What the task requires |
Check each line of the data for "this" and select those that have it.
......
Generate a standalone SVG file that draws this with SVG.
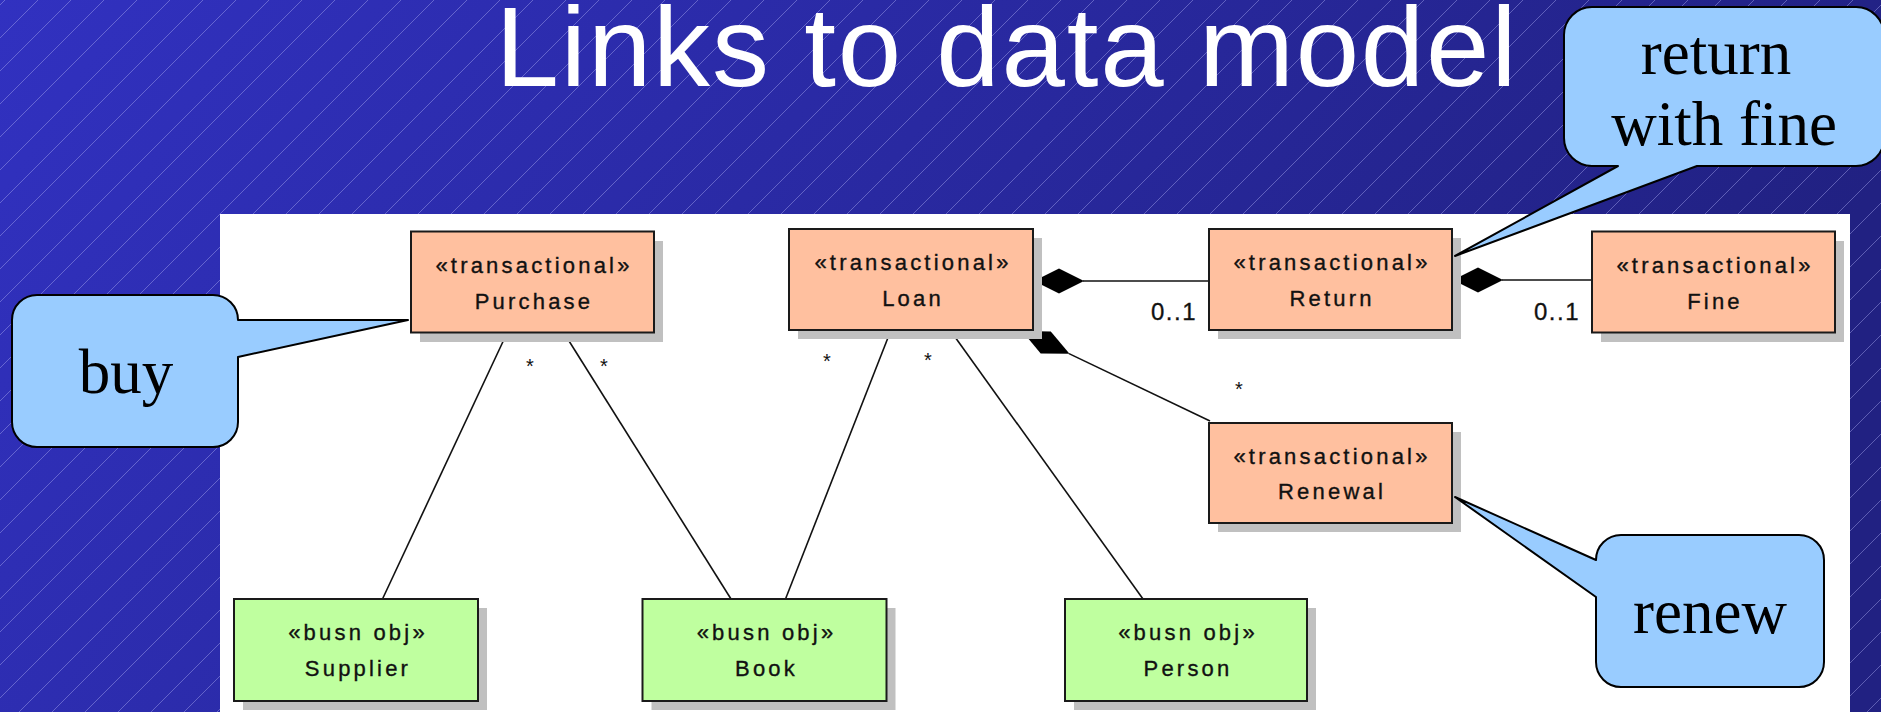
<svg xmlns="http://www.w3.org/2000/svg" width="1881" height="712" viewBox="0 0 1881 712">
  <defs>
    <linearGradient id="bgGrad" x1="0" y1="0" x2="1" y2="0.25">
      <stop offset="0" stop-color="#3131c0"/>
      <stop offset="1" stop-color="#212182"/>
    </linearGradient>
    <pattern id="hatch" patternUnits="userSpaceOnUse" x="5" y="0" width="33" height="33">
      <path d="M-2,35 L35,-2 M-2,2 L2,-2 M31,35 L35,31" stroke="#a8a8f0" stroke-opacity="0.45" stroke-width="1" fill="none"/>
    </pattern>
    <style>
      .title { font-family: "Liberation Sans", Arial, sans-serif; font-size: 114px; letter-spacing: 1.8px; fill: #ffffff; }
      .shadow { fill: #c0c0c0; }
      .trans { fill: #ffc09f; stroke: #1a1a1a; stroke-width: 2; }
      .busn { fill: #bfff9f; stroke: #1a1a1a; stroke-width: 2; }
      .lbl { font-family: "Liberation Sans", Arial, sans-serif; font-size: 22px; letter-spacing: 3.2px; fill: #111111; stroke: #111111; stroke-width: 0.35; text-anchor: middle; }
      .assoc { stroke: #111111; stroke-width: 1.6; fill: none; }
      .comp { fill: #000000; }
      .mult { font-family: "Liberation Sans", Arial, sans-serif; font-size: 24px; letter-spacing: 1.5px; fill: #111111; stroke: #111111; stroke-width: 0.3; text-anchor: end; }
      .star { font-family: "Liberation Sans", Arial, sans-serif; font-size: 20px; fill: #111111; text-anchor: middle; }
      .bubble { fill: #99ccff; stroke: #000000; stroke-width: 2; stroke-linejoin: round; }
      .note { font-family: "Liberation Serif", "Times New Roman", serif; font-size: 63px; fill: #000000; text-anchor: middle; }
    </style>
  </defs>

  <!-- slide background -->
  <rect x="0" y="0" width="1881" height="712" fill="url(#bgGrad)"/>
  <rect x="0" y="0" width="1881" height="712" fill="url(#hatch)"/>

  <text class="title" x="1007" y="86" text-anchor="middle">Links to data model</text>

  <!-- diagram canvas -->
  <rect x="220" y="214" width="1630" height="498" fill="#ffffff"/>

  <!-- associations and compositions -->
  <g id="connectors">
    <line class="assoc" x1="507" y1="333" x2="382.5" y2="599"/>
    <line class="assoc" x1="564" y1="333" x2="731" y2="599"/>
    <line class="assoc" x1="891" y1="330" x2="785.5" y2="599"/>
    <line class="assoc" x1="950" y1="330" x2="1143" y2="599"/>

    <line class="assoc" x1="1083" y1="281" x2="1209" y2="281"/>
    <polygon class="comp" points="1034,281 1059,268.5 1084,281 1059,293.5"/>

    <line class="assoc" x1="1502" y1="280" x2="1592" y2="280"/>
    <polygon class="comp" points="1453,280 1478,267.5 1503,280 1478,292.5"/>

    <line class="assoc" x1="1069" y1="353.6" x2="1210" y2="421"/>
    <polygon class="comp" points="1022,331 1050.8,331.4 1069.5,353.8 1040.7,353.4"/>

    <text class="star" x="530" y="373">*</text>
    <text class="star" x="604" y="373">*</text>
    <text class="star" x="827" y="368">*</text>
    <text class="star" x="928" y="367">*</text>
    <text class="star" x="1239" y="396">*</text>
    <text class="mult" x="1197" y="320">0..1</text>
    <text class="mult" x="1580" y="320">0..1</text>
  </g>

  <g id="node-purchase">
    <rect class="shadow" x="420" y="241" width="243" height="101"/>
    <rect class="trans" x="411" y="231.5" width="243" height="101"/>
    <text class="lbl" x="534" y="272.5">«transactional»</text>
    <text class="lbl" x="534" y="308.5">Purchase</text>
  </g>

  <g id="node-loan">
    <rect class="shadow" x="798" y="238" width="244" height="101"/>
    <rect class="trans" x="789" y="229" width="244" height="101"/>
    <text class="lbl" x="913" y="270">«transactional»</text>
    <text class="lbl" x="913" y="306">Loan</text>
  </g>

  <g id="node-return">
    <rect class="shadow" x="1218" y="238" width="243" height="101"/>
    <rect class="trans" x="1209" y="229" width="243" height="101"/>
    <text class="lbl" x="1332" y="270">«transactional»</text>
    <text class="lbl" x="1332" y="306">Return</text>
  </g>

  <g id="node-fine">
    <rect class="shadow" x="1601" y="241" width="243" height="101"/>
    <rect class="trans" x="1592" y="231.5" width="243" height="101"/>
    <text class="lbl" x="1715" y="272.5">«transactional»</text>
    <text class="lbl" x="1715" y="308.5">Fine</text>
  </g>

  <g id="node-renewal">
    <rect class="shadow" x="1218" y="432" width="243" height="100"/>
    <rect class="trans" x="1209" y="423" width="243" height="100"/>
    <text class="lbl" x="1332" y="464">«transactional»</text>
    <text class="lbl" x="1332" y="499">Renewal</text>
  </g>

  <g id="node-supplier">
    <rect class="shadow" x="243" y="608" width="244" height="102"/>
    <rect class="busn" x="234" y="599" width="244" height="102"/>
    <text class="lbl" x="358" y="640">«busn obj»</text>
    <text class="lbl" x="358" y="676">Supplier</text>
  </g>

  <g id="node-book">
    <rect class="shadow" x="651.5" y="608" width="244" height="102"/>
    <rect class="busn" x="642.5" y="599" width="244" height="102"/>
    <text class="lbl" x="766.5" y="640">«busn obj»</text>
    <text class="lbl" x="766.5" y="676">Book</text>
  </g>

  <g id="node-person">
    <rect class="shadow" x="1074" y="608" width="242" height="102"/>
    <rect class="busn" x="1065" y="599" width="242" height="102"/>
    <text class="lbl" x="1188" y="640">«busn obj»</text>
    <text class="lbl" x="1188" y="676">Person</text>
  </g>

  <!-- speech-bubble annotations -->
  <g id="callout-buy">
    <path class="bubble" d="M37,295 H213 A25,25 0 0 1 238,320 L408,320 L238,357 V422 A25,25 0 0 1 213,447 H37 A25,25 0 0 1 12,422 V320 A25,25 0 0 1 37,295 Z"/>
    <text class="note" x="126" y="393">buy</text>
  </g>

  <g id="callout-return">
    <path class="bubble" d="M1592,7 H1856 A28,28 0 0 1 1884,35 V138 A28,28 0 0 1 1856,166 H1697 L1455,256 L1618,166 H1592 A28,28 0 0 1 1564,138 V35 A28,28 0 0 1 1592,7 Z"/>
    <text class="note" x="1716" y="74">return</text>
    <text class="note" x="1724" y="145">with fine</text>
  </g>

  <g id="callout-renew">
    <path class="bubble" d="M1621,535 H1799 A25,25 0 0 1 1824,560 V662 A25,25 0 0 1 1799,687 H1621 A25,25 0 0 1 1596,662 V597 L1455,497 L1596,560 A25,25 0 0 1 1621,535 Z"/>
    <text class="note" x="1710" y="633">renew</text>
  </g>
</svg>
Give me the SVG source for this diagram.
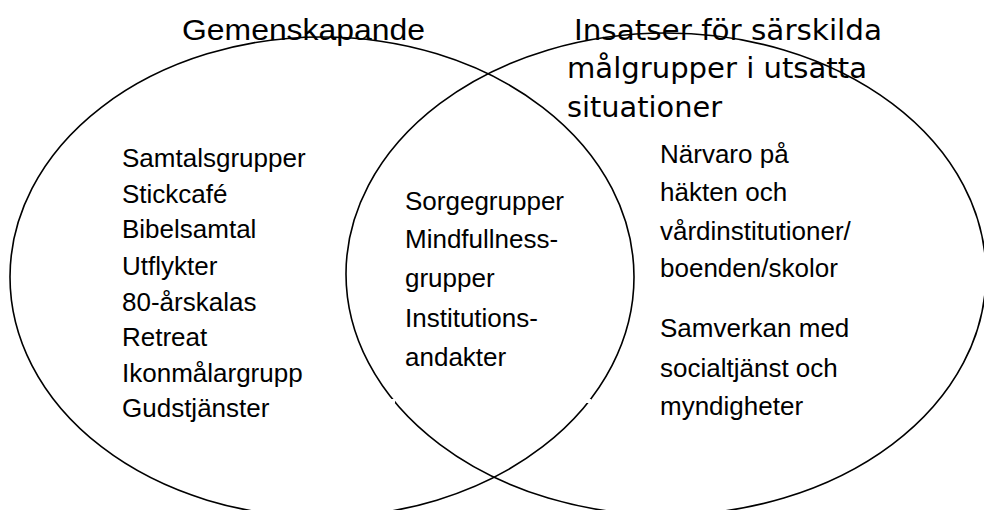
<svg xmlns="http://www.w3.org/2000/svg" width="984" height="510" viewBox="0 0 984 510">
<style>
.ring{fill:none;stroke:#000;stroke-width:1.6}
.t{font-family:"Liberation Sans",Arial,sans-serif;font-size:26px;fill:#000}
.h1{font-family:"Liberation Sans",Arial,sans-serif;font-size:30px;fill:#000}
.h2{font-family:"DejaVu Sans",Verdana,sans-serif;font-size:28px;fill:#000}
.gap{fill:#fff}
</style>
<rect width="984" height="510" fill="#fff"/>
<g id="connectors">
<ellipse id="left-circle" class="ring" cx="322" cy="277" rx="312" ry="240"/>
<ellipse id="right-circle" class="ring" cx="666" cy="274" rx="320" ry="241"/>
<rect class="gap" x="384" y="399" width="11" height="4"/>
<rect class="gap" x="583" y="399" width="8" height="4"/>
<rect class="gap" x="896" y="443" width="7" height="3"/>
</g>
<g id="title-left">
<text class="h1" x="182" y="40" textLength="243" lengthAdjust="spacingAndGlyphs">Gemenskapande</text>
</g>
<g id="title-right">
<text class="h2" x="574" y="40" textLength="308" lengthAdjust="spacingAndGlyphs">Insatser för särskilda</text>
<text class="h2" x="567" y="78" textLength="300" lengthAdjust="spacingAndGlyphs">målgrupper i utsatta</text>
<text class="h2" x="567" y="117" textLength="155" lengthAdjust="spacingAndGlyphs">situationer</text>
</g>
<g id="left-items">
<text class="t" x="122" y="167">Samtalsgrupper</text>
<text class="t" x="122" y="203">Stickcafé</text>
<text class="t" x="122" y="238">Bibelsamtal</text>
<text class="t" x="122" y="275">Utflykter</text>
<text class="t" x="122" y="311">80-årskalas</text>
<text class="t" x="122" y="346">Retreat</text>
<text class="t" x="122" y="382">Ikonmålargrupp</text>
<text class="t" x="122" y="417">Gudstjänster</text>
</g>
<g id="middle-items">
<text class="t" x="405" y="210">Sorgegrupper</text>
<text class="t" x="405" y="248">Mindfullness-</text>
<text class="t" x="405" y="287">grupper</text>
<text class="t" x="405" y="327">Institutions-</text>
<text class="t" x="405" y="366">andakter</text>
</g>
<g id="right-items">
<text class="t" x="660" y="163">Närvaro på</text>
<text class="t" x="660" y="201">häkten och</text>
<text class="t" x="660" y="240">vårdinstitutioner/</text>
<text class="t" x="660" y="277">boenden/skolor</text>
<text class="t" x="660" y="337">Samverkan med</text>
<text class="t" x="660" y="377">socialtjänst och</text>
<text class="t" x="660" y="415">myndigheter</text>
</g>
</svg>
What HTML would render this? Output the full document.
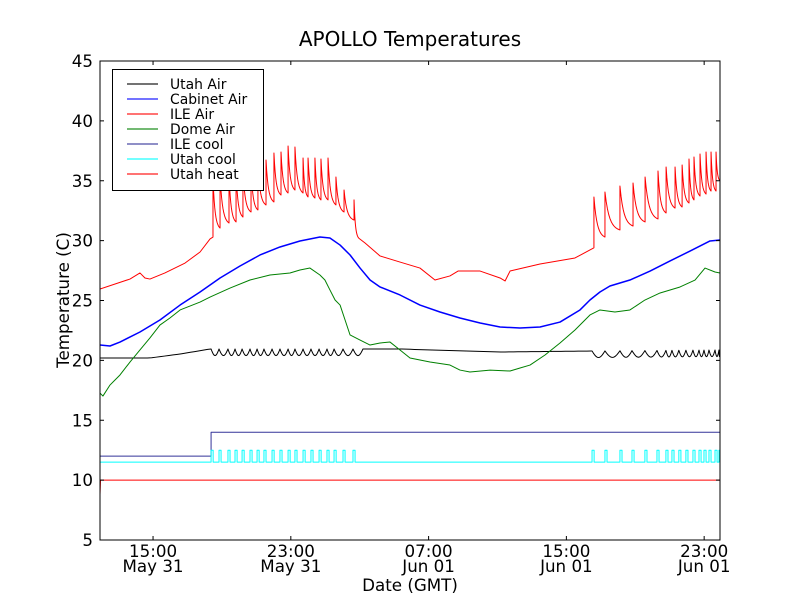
......
Expected output |
Generate a standalone SVG file that draws this with SVG.
Give me the SVG source for this diagram.
What HTML would render this? Output the full document.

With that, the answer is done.